Hey guys, found a red breasted goose yesterday, it crash landed outside my house. Not sure how it was flying as it has had the last couple of centimetres of one wing cut off (can't remember what that process is called) it has a few scrapes from it's landing but otherwise ok. It's in a pen in my garden at the mo. Just wondering how I can trace it's owner... It's got leg rings so it's obviously someones. No idea how it got near my house tho as I live in a housing estate type thing. Also any advice of how to look after it until I can trace the owner? I have chickens so at the mo it's in a pen on the grass with a box of straw, food bowl of chicken food and a water bowl. Any more advice?


----------



## Tehanu (Nov 12, 2006)

If it was able to fly it must have just been clipped not pinioned, perhaps the new primaries grew out before it was noticed or it's a super powered goose!

The best thing to do is probably to contact all zoos, wildfowl/wetland and wildlife parks, reserves around where you live. If it was privately owned these are the places the owner is likely to look for it 

Good luck!


----------



## Shell195 (May 31, 2007)

bumbleyjoe said:


> Hey guys, found a red breasted goose yesterday, it crash landed outside my house. Not sure how it was flying as it has had the last couple of centimetres of one wing cut off (can't remember what that process is called) it has a few scrapes from it's landing but otherwise ok. It's in a pen in my garden at the mo. Just wondering how I can trace it's owner... It's got leg rings so it's obviously someones. No idea how it got near my house tho as I live in a housing estate type thing. Also any advice of how to look after it until I can trace the owner? I have chickens so at the mo it's in a pen on the grass with a box of straw, food bowl of chicken food and a water bowl. Any more advice?


 

Whats it say on the leg ings?


----------



## bumbleyjoe (Feb 5, 2010)

Shell195 said:


> Whats it say on the leg ings?


One is blank and the other says 4hills10w tho the 10 is sideways so I guessed that was the year it wad ringed.


----------



## saxon (Feb 26, 2007)

There should be a register of riged 'fowl' somewhere.
As has bee said get i touch with a wildfowl park and ask how you would fid the owner. It can't be that difficult really if it's riged. It may be chipped as well though so maybe a quick visit to the vet would help as well especially if it crash landed it may have hurt itself.


----------



## bumbleyjoe (Feb 5, 2010)

Managed to contact the breeder today who sells to lots of people around the country but doesn't keep records of leg numbers to where they go. He said we can just keep her but we are going to put posters around the local area see if someone is looking for her. He also said it should be find to put her with our chickens which we have just introduced them the the results are hilarious! The chickens don't know what she is and seem scared of her... Even tho she is only half thier size! She obviously wants to be with them tho as she keeps following them round the garden!


----------



## gazz (Dec 9, 2006)

bumbleyjoe said:


> we are going to put posters around the local area.

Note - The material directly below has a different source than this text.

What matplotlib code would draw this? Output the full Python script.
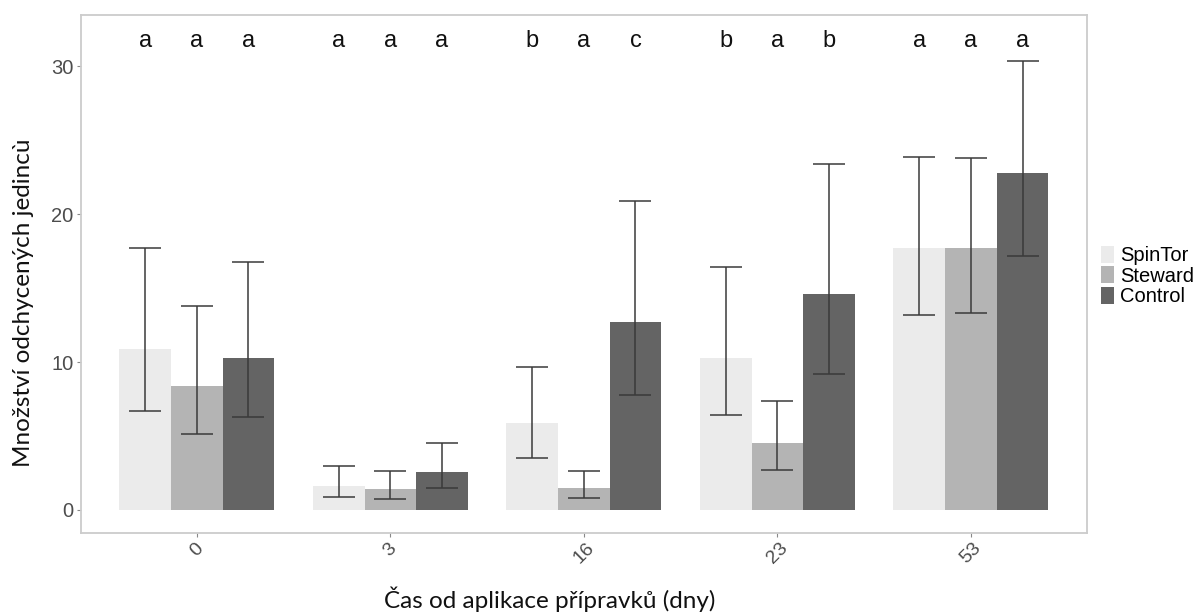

Be carful doing that on where you place them, Your local council will likly fine you for fly tipping, 
So only put the posters in shop, office windows'etc that you've asked.


----------



## bumbleyjoe (Feb 5, 2010)

Well the goose took matters into it's own... Er... Feet? Let it out into the garden to meet the chickens and watched it for about 2 hours. Was fairly confident nothing was going to happen as every time it flapped it was un balanced by its wings and it took about 20mins for it to work out how to jump over a 2foot fence in the garden. So we left the room for 10 mins while eating dinner, and then it was gone. No idea how it got out as I have quite high fences, the only thing I can presume is that it flew... Not sure how tho as it's wing was defiantly pinioned! I searched for about at hour but couldn't find it anywhere. Completely gutted but I'm (probably kidding myself but) hoping it's found it's way home!


----------